The key, first, is that it purports to give limited protection to ministers and churches, so long as they marry *only* their own members (think about it, that means if you go to the church, the only women you can legally marry in a ceremony in your church are those in your own congregation, which to me seems to be a problem in itself).

But the kicker is that none of the so-called protections apply if your church is deemed to be a “public accommodation.” Public accommodation is defined very broadly in Hawaii, there is no restriction to being a business or charging money. So long as you invite members of the public to use your facilities (even if you don’t charge them anything) you are a public accommodation. So the Attorney General and Civil Rights Commission have already testified before the Legislature that if a church invites the public to its services or advertises things like Christmas or Easter services, that makes them a public accommodation. The testimony has been that if the churches want protection, they must become the equivalent of “members only” private clubs.
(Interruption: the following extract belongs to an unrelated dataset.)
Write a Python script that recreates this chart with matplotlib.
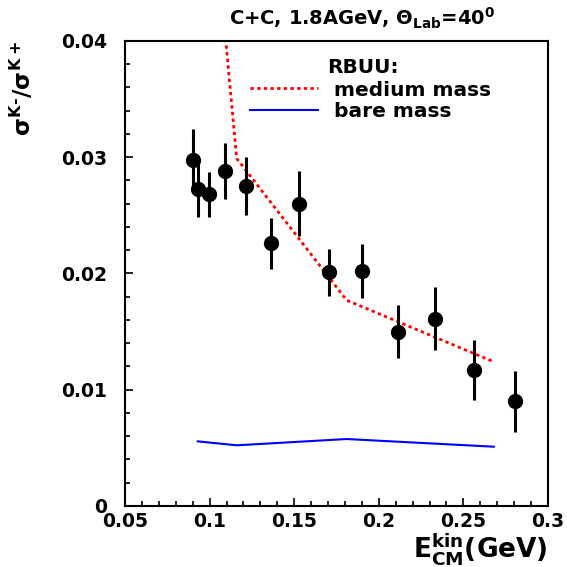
import numpy as np
import matplotlib
matplotlib.use('Agg')
import matplotlib.pyplot as plt
from matplotlib.ticker import MultipleLocator

plt.rcParams['font.family'] = ['DejaVu Sans']
plt.rcParams['font.weight'] = 'bold'
plt.rcParams['axes.labelweight'] = 'bold'
plt.rcParams['mathtext.fontset'] = 'custom'
plt.rcParams['mathtext.rm'] = 'DejaVu Sans:bold'
plt.rcParams['mathtext.it'] = 'DejaVu Sans:bold'
plt.rcParams['mathtext.bf'] = 'DejaVu Sans:bold'

# measured K-/K+ ratio
e_kin = [0.0904, 0.0933, 0.0997, 0.1093, 0.1213, 0.1361, 0.1528,
         0.1707, 0.1902, 0.2111, 0.2333, 0.2563, 0.2803]
ratio = [0.0298, 0.0273, 0.0268, 0.0288, 0.0275, 0.0226, 0.0260,
         0.0201, 0.0202, 0.0150, 0.0161, 0.0117, 0.0090]
ratio_err = [0.0026, 0.0024, 0.0019, 0.0024, 0.0025, 0.0022, 0.0028,
             0.0020, 0.0023, 0.0023, 0.0027, 0.0026, 0.0026]

# RBUU calculations
e_model = [0.093, 0.116, 0.181, 0.268]
medium_mass = [0.066, 0.0299, 0.0177, 0.0124]
bare_mass = [0.00556, 0.00522, 0.00576, 0.00510]

fig = plt.figure(figsize=(5.67, 5.67), dpi=100)
ax = fig.add_axes([0.2205, 0.1076, 0.746, 0.8201])

ax.plot(e_model, medium_mass, color='red', linestyle=(0, (1.2, 1.2)), lw=2,
        label='medium mass')
ax.plot(e_model, bare_mass, color='blue', lw=1.5, label='bare mass')
ax.errorbar(e_kin, ratio, yerr=ratio_err, fmt='o', color='black',
            markersize=10, elinewidth=2.2, capsize=0, zorder=5)

ax.set_xlim(0.05, 0.3)
ax.set_ylim(0, 0.04)
ax.xaxis.set_minor_locator(MultipleLocator(0.01))
ax.yaxis.set_minor_locator(MultipleLocator(0.002))
ax.set_xticks([0.05, 0.1, 0.15, 0.2, 0.25, 0.3])
ax.set_xticklabels(['0.05', '0.1', '0.15', '0.2', '0.25', '0.3'])
ax.set_yticks([0, 0.01, 0.02, 0.03, 0.04])
ax.set_yticklabels(['0', '0.01', '0.02', '0.03', '0.04'])
ax.tick_params(which='both', direction='in', top=False, right=False,
               labelsize=13.5, width=1.2)
ax.tick_params(which='major', length=6)
ax.tick_params(which='minor', length=3.5)
ax.tick_params(axis='y', pad=13)
ax.tick_params(axis='x', pad=4)
for s in ax.spines.values():
    s.set_linewidth(1.5)

ax.set_xlabel(r'E$_{\mathregular{CM}}^{\mathregular{kin}}$(GeV)', fontsize=19,
              loc='right', labelpad=0)
ax.set_ylabel(r'$\sigma^{\mathregular{K\text{-}}}/\sigma^{\mathregular{K+}}$',
              fontsize=16.5, loc='top', labelpad=18)

ax.text(0.478, 0.944, 'RBUU:', transform=ax.transAxes, fontsize=14.5,
        fontweight='bold', va='center', ha='left')
ax.legend(loc='upper left', bbox_to_anchor=(0.2955, 0.915), frameon=False,
          fontsize=14.5, handlelength=3.4, handletextpad=0.75, labelspacing=0.12,
          borderpad=0, borderaxespad=0)

fig.text(0.639, 0.968, r'C+C, 1.8AGeV, $\Theta_{\mathregular{Lab}}$=40$^{\mathregular{0}}$',
         ha='center', va='center', fontsize=14, fontweight='bold')

fig.savefig('out.png', dpi=100)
Here’s the definition of public accommodation in Hawaii:

“’Place of public accommodation’ means a business,
accommodation, refreshment, entertainment, recreation, or transportation facility of any kind whose goods, services, facilities, privileges, advantages, or accommodations are extended, offered, sold, or otherwise made available to the general public as customers, clients, or visitors.” (HRS section 489-2)

You will see there is no restriction to commercial activities, or money being charged. If you allow members of the public to attend your church, you fall under the law, and then cannot discriminate on the basis of sexual orientation, etc.

Obviously big First Amendment problems, but that is where it is at in Hawaii. There is already a case pending in the Civil Rights Commission (has been pending 3 years without decision) as to whether the Roman Catholic Church must allow same-sex ceremonies in one of its chapels that it allowed the public to come pray in. http://www.usccb.org/issues-and-action/religious-liberty/upload/Same-Sex-Marriage-Fact-Sheet-Updated.pdf (Just as another example, think of all the old Spanish mission churches in California that are kept open for people to pray in or tourists to walk through. In Hawaii, if you let people see your church like that, arguably you would have to allow them to have same-sex ceremonies there.)